L’opéra de Zürich a eu l’excellente idée de la remonter cette œuvre pour en fêter le centenaire, œuvre dont on dénombre pas moins de six intégrales au disque entre 1952 et 2008. Remarqué cet été pour sa Flûte enchantée salzbourgeoise, Jens-Daniel Herzog a opté pour une transposition vers une époque incertaine, entre les années 1960 et nos jours, qui exclut résolument toute forme de merveilleux. Toute l’action se déroule dans une sorte de « salle polyvalente » aux murs crasseux, dont le marquage au sol indique qu’elle se prête à la pratique de divers sports collectifs. « Professoresse » à chignon et à lunettes pointues, la sorcière cultive des plantes sous des lampes chauffantes, aidée par une jeune laborantine (la gardeuse d’oies). Au deuxième acte, le local se transforme en « Hella Snack » où a lieu la fête, le porcher-fils de roi devant revêtir l’uniforme des serveurs pour ramasser les papiers gras. Après l’entracte, la salle apparaît dévastée, envahie par la neige qui entre par les vitres brisées. Et dans ce décor banal à pleurer, digne d’un spectacle de Christoph Marthaler, les rapports sociaux prennent une acuité plus grande, surtout avec les très bons chanteurs-acteurs de la distribution zurichoise.

En 2005, René Koering avait eu l’excellente idée d’engager Jonas Kaufmann pour être le Fils du roi lors du festival de Montpellier.

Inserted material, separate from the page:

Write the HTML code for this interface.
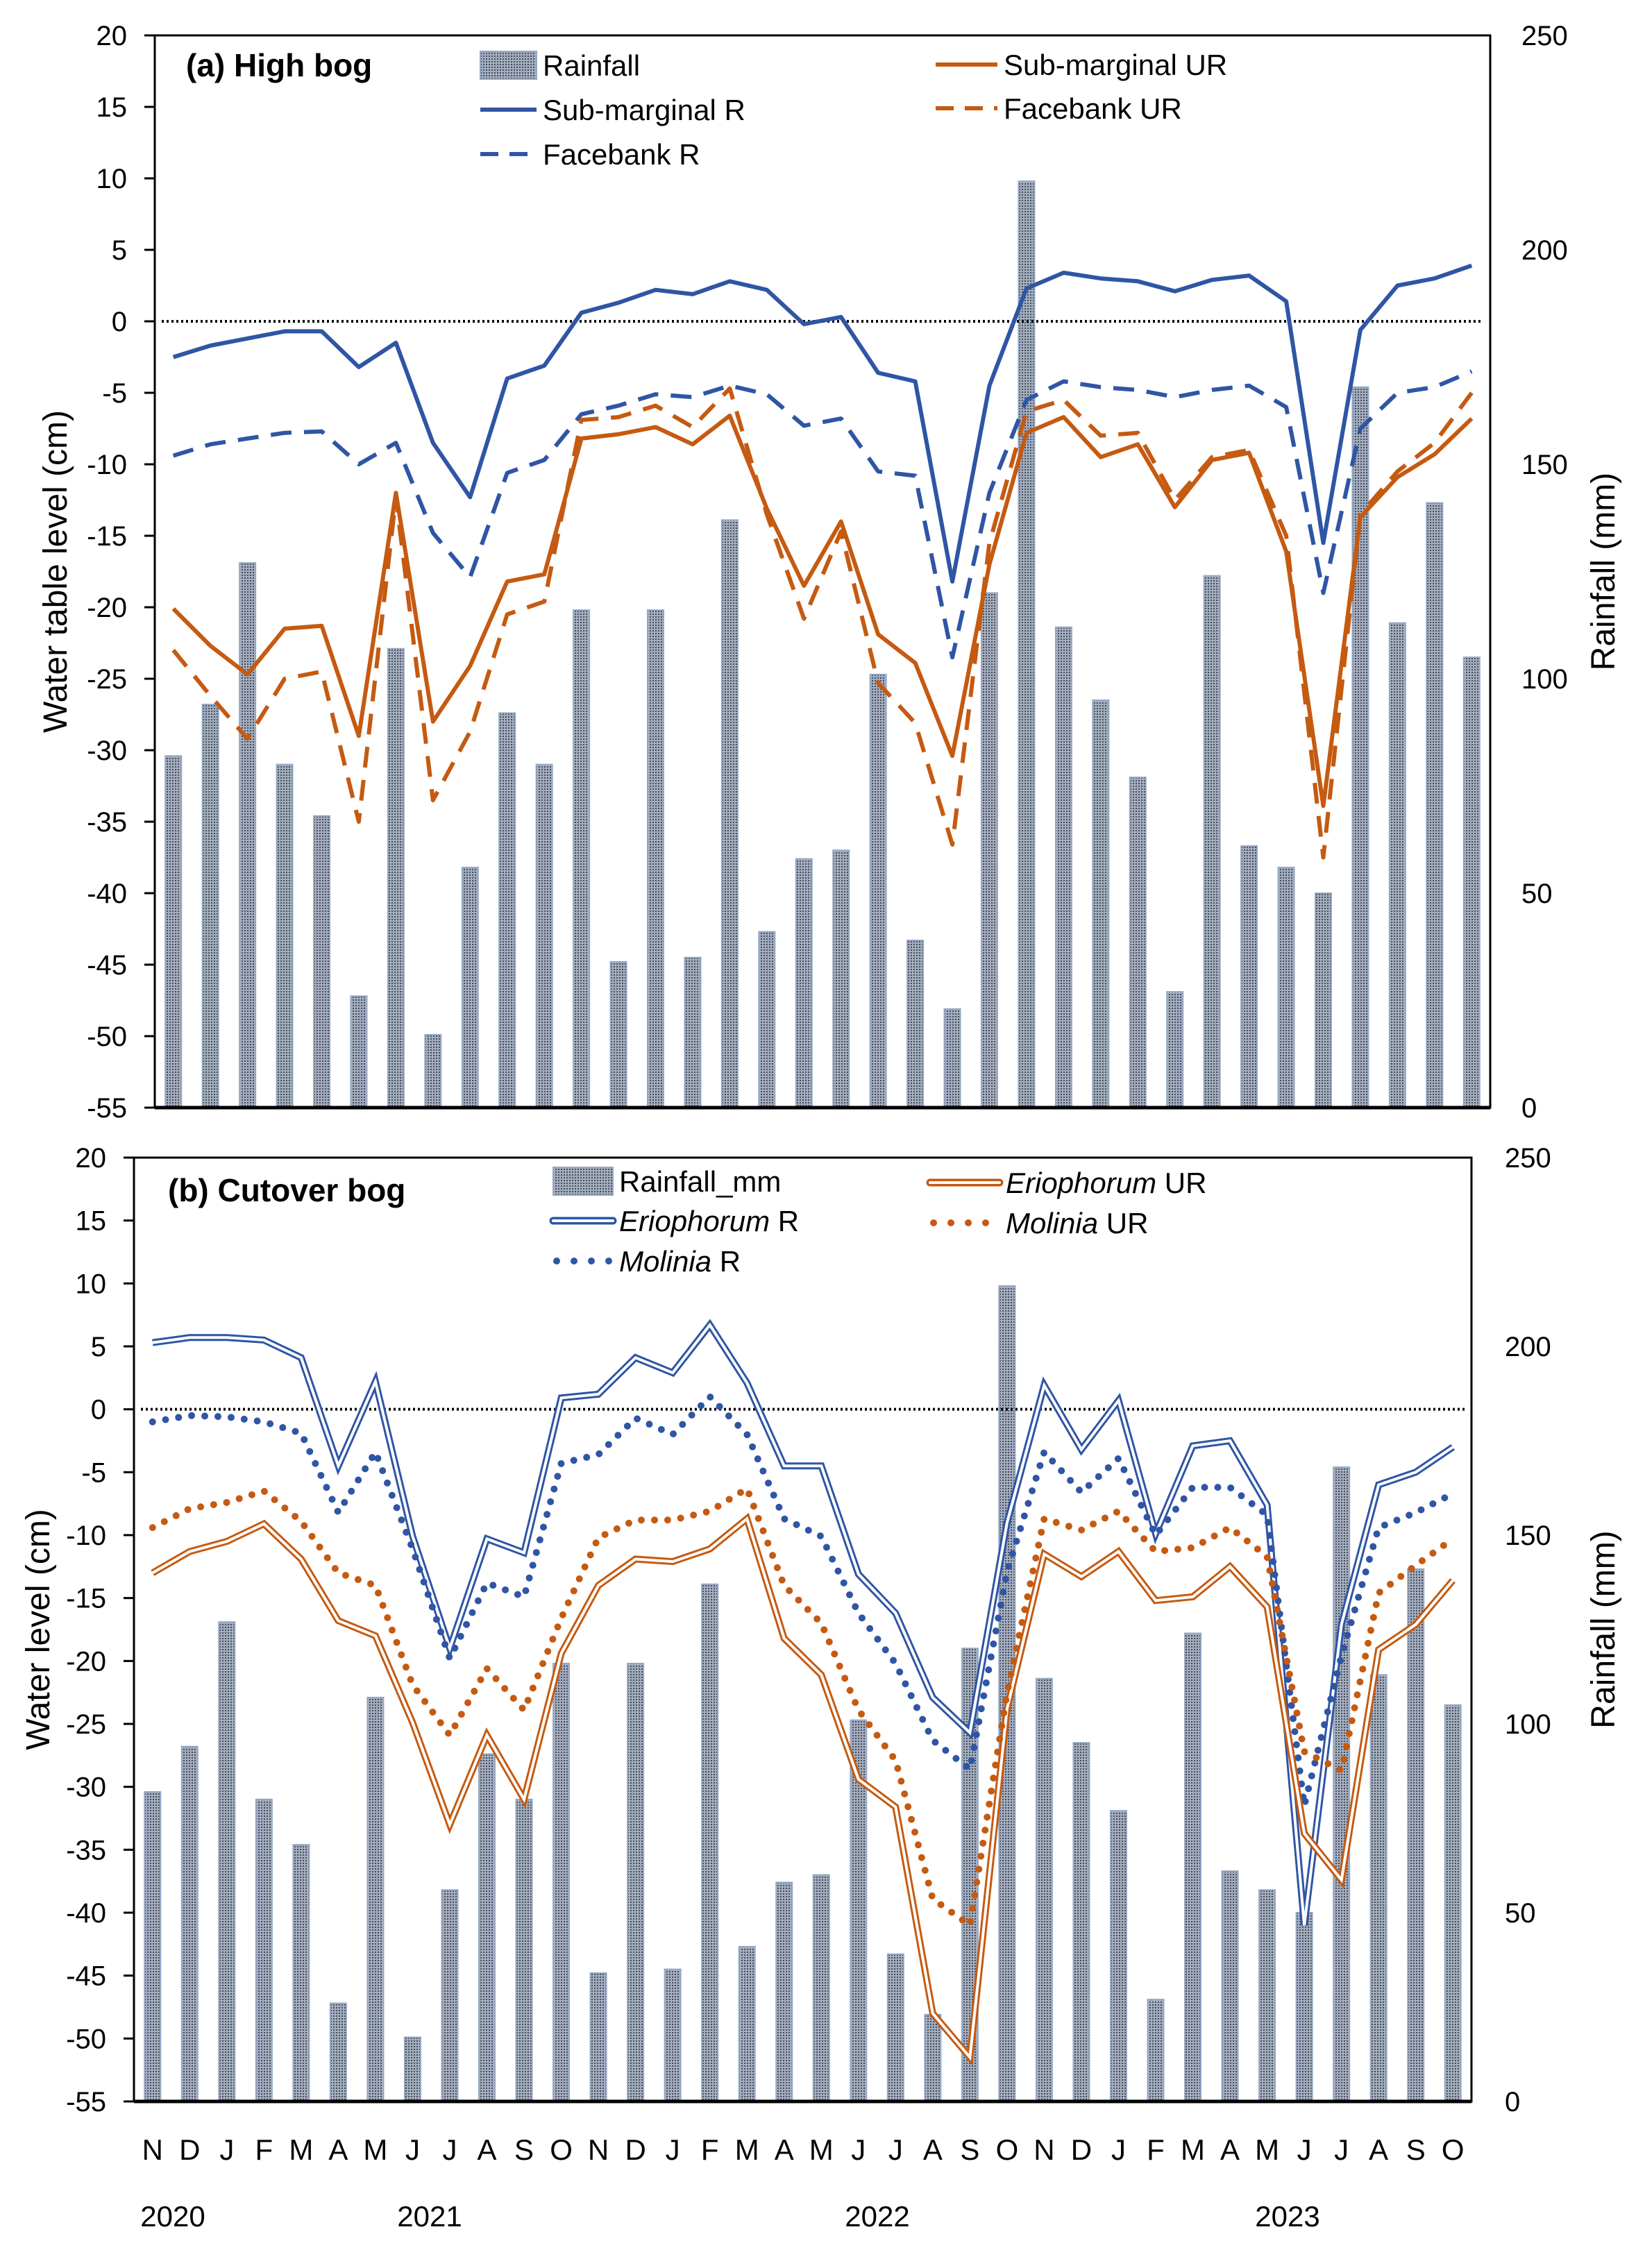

Le ténor allemand trouve ici un personnage de jeune premier romantique qui lui convient à la perfection, tant sur le plan physique que vocal (Decca ne s’y est pas trompé, son nom est inscrit sur le boîtier en plus gros caractères que quiconque, même le compositeur). Isabel Rey se révèle scéniquement tout à fait convaincante dans le rôle de cette grande fille naïve qu’est la gardeuse d’oies ; si l’on ferme les yeux, on s’aperçoit que le timbre n’a peut-être pas la jeunesse qu’on associe au personnage, mais l’engagement de l’interprète est tel qu’on passe outre bien volontiers. Dans un rôle créé par Louise Homer, la tante de Samuel Barber, Liliana Nikiteanu affiche un aplomb remarquable pour cette sorcière qu’on confie parfois, bien à tort, à des chanteuses à bout de voix. Les comparses choisis par l’Opéra de Zurich sont tout à fait à la hauteur et révèlent quelques fort jolies voix. Le seul point noir est Oliver Widmer, Monsieur Bartoli à la ville. Au premier acte, il use d’accents gouailleurs et goguenards qui conviennent au Ménétrier, mais lorsque le personnage doit se métamorphoser en vieux sage, au dernier acte, il est incapable d’adopter un style plus noble, et ces intonations se révèlent être chez lui permanentes, ce qui n’est guère acceptable dans un rôle où l’on a vu se succéder ce que l’Allemagne produit de meilleur en termes de barytons – Fischer-Dieskau (dans l'intégrale de 1952), Herman Prey (1976), Dietrisch Henschel (1996) ou Christian Gerhaher (2008). C’est d’autant plus dommage que, si les captations filmées de Hänsel et Gretel sont nombreuses, on ne risque pas de sitôt de voir un autre Königskinder en DVD, surtout aussi magnifiquement dirigé que par Ingo Metzmacher à la tête des chœurs et de l’orchestre de Zürich.